**GOAL**
Copy each line below exactly and leave the pictures out.

**RECORDED DATA**
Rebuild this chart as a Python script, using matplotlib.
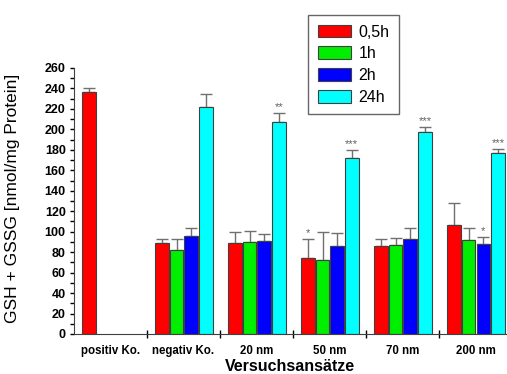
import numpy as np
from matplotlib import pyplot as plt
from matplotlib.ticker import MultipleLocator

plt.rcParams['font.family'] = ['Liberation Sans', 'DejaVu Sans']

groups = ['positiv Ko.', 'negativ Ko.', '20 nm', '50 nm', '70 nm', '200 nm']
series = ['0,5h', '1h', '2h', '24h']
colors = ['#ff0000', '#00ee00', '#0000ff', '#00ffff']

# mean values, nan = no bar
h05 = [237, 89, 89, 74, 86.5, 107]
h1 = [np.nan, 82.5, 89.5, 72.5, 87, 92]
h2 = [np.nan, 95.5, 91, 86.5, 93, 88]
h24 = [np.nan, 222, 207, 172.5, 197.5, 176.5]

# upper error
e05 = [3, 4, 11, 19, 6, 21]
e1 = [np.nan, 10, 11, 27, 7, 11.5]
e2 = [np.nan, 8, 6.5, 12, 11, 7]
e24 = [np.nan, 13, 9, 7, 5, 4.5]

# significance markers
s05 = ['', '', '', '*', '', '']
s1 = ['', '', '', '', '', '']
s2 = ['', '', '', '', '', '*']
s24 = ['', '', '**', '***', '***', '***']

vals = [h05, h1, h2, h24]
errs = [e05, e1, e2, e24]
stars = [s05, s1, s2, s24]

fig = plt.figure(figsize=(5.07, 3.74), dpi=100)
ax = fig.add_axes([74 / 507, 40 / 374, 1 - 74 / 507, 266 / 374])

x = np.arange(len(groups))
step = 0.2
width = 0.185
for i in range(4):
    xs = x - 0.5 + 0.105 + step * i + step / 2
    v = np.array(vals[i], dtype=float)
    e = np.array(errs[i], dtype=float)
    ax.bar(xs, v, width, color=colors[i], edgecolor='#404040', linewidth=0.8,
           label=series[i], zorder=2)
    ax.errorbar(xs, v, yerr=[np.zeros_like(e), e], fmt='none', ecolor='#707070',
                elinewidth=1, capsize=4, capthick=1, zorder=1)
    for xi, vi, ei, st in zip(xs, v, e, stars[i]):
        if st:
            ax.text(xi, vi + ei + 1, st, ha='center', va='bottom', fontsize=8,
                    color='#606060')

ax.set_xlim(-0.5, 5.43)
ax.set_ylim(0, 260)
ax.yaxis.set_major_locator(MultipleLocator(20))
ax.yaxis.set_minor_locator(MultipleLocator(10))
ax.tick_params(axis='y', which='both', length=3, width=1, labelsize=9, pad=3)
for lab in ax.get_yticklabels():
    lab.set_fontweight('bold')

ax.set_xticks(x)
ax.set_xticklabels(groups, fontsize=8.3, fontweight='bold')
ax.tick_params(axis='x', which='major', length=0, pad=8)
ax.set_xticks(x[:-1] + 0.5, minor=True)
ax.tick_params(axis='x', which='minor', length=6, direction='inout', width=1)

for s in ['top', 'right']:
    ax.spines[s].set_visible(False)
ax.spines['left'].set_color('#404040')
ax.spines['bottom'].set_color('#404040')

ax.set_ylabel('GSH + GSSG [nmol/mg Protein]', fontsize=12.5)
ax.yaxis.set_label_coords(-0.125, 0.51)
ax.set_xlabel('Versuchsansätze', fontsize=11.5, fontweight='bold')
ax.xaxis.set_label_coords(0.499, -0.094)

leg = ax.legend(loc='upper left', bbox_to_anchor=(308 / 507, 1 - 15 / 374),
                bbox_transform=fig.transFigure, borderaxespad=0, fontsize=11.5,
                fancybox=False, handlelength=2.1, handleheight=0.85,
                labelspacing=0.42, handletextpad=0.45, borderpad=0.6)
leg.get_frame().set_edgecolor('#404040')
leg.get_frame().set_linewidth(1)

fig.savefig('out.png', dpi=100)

**RESPONSE TO THE TASK**
Rebuild this chart as a Python script, using matplotlib.
import numpy as np
from matplotlib import pyplot as plt
from matplotlib.ticker import MultipleLocator

plt.rcParams['font.family'] = ['Liberation Sans', 'DejaVu Sans']

groups = ['positiv Ko.', 'negativ Ko.', '20 nm', '50 nm', '70 nm', '200 nm']
series = ['0,5h', '1h', '2h', '24h']
colors = ['#ff0000', '#00ee00', '#0000ff', '#00ffff']

# mean values, nan = no bar
h05 = [237, 89, 89, 74, 86.5, 107]
h1 = [np.nan, 82.5, 89.5, 72.5, 87, 92]
h2 = [np.nan, 95.5, 91, 86.5, 93, 88]
h24 = [np.nan, 222, 207, 172.5, 197.5, 176.5]

# upper error
e05 = [3, 4, 11, 19, 6, 21]
e1 = [np.nan, 10, 11, 27, 7, 11.5]
e2 = [np.nan, 8, 6.5, 12, 11, 7]
e24 = [np.nan, 13, 9, 7, 5, 4.5]

# significance markers
s05 = ['', '', '', '*', '', '']
s1 = ['', '', '', '', '', '']
s2 = ['', '', '', '', '', '*']
s24 = ['', '', '**', '***', '***', '***']

vals = [h05, h1, h2, h24]
errs = [e05, e1, e2, e24]
stars = [s05, s1, s2, s24]

fig = plt.figure(figsize=(5.07, 3.74), dpi=100)
ax = fig.add_axes([74 / 507, 40 / 374, 1 - 74 / 507, 266 / 374])

x = np.arange(len(groups))
step = 0.2
width = 0.185
for i in range(4):
    xs = x - 0.5 + 0.105 + step * i + step / 2
    v = np.array(vals[i], dtype=float)
    e = np.array(errs[i], dtype=float)
    ax.bar(xs, v, width, color=colors[i], edgecolor='#404040', linewidth=0.8,
           label=series[i], zorder=2)
    ax.errorbar(xs, v, yerr=[np.zeros_like(e), e], fmt='none', ecolor='#707070',
                elinewidth=1, capsize=4, capthick=1, zorder=1)
    for xi, vi, ei, st in zip(xs, v, e, stars[i]):
        if st:
            ax.text(xi, vi + ei + 1, st, ha='center', va='bottom', fontsize=8,
                    color='#606060')

ax.set_xlim(-0.5, 5.43)
ax.set_ylim(0, 260)
ax.yaxis.set_major_locator(MultipleLocator(20))
ax.yaxis.set_minor_locator(MultipleLocator(10))
ax.tick_params(axis='y', which='both', length=3, width=1, labelsize=9, pad=3)
for lab in ax.get_yticklabels():
    lab.set_fontweight('bold')

ax.set_xticks(x)
ax.set_xticklabels(groups, fontsize=8.3, fontweight='bold')
ax.tick_params(axis='x', which='major', length=0, pad=8)
ax.set_xticks(x[:-1] + 0.5, minor=True)
ax.tick_params(axis='x', which='minor', length=6, direction='inout', width=1)

for s in ['top', 'right']:
    ax.spines[s].set_visible(False)
ax.spines['left'].set_color('#404040')
ax.spines['bottom'].set_color('#404040')

ax.set_ylabel('GSH + GSSG [nmol/mg Protein]', fontsize=12.5)
ax.yaxis.set_label_coords(-0.125, 0.51)
ax.set_xlabel('Versuchsansätze', fontsize=11.5, fontweight='bold')
ax.xaxis.set_label_coords(0.499, -0.094)

leg = ax.legend(loc='upper left', bbox_to_anchor=(308 / 507, 1 - 15 / 374),
                bbox_transform=fig.transFigure, borderaxespad=0, fontsize=11.5,
                fancybox=False, handlelength=2.1, handleheight=0.85,
                labelspacing=0.42, handletextpad=0.45, borderpad=0.6)
leg.get_frame().set_edgecolor('#404040')
leg.get_frame().set_linewidth(1)

fig.savefig('out.png', dpi=100)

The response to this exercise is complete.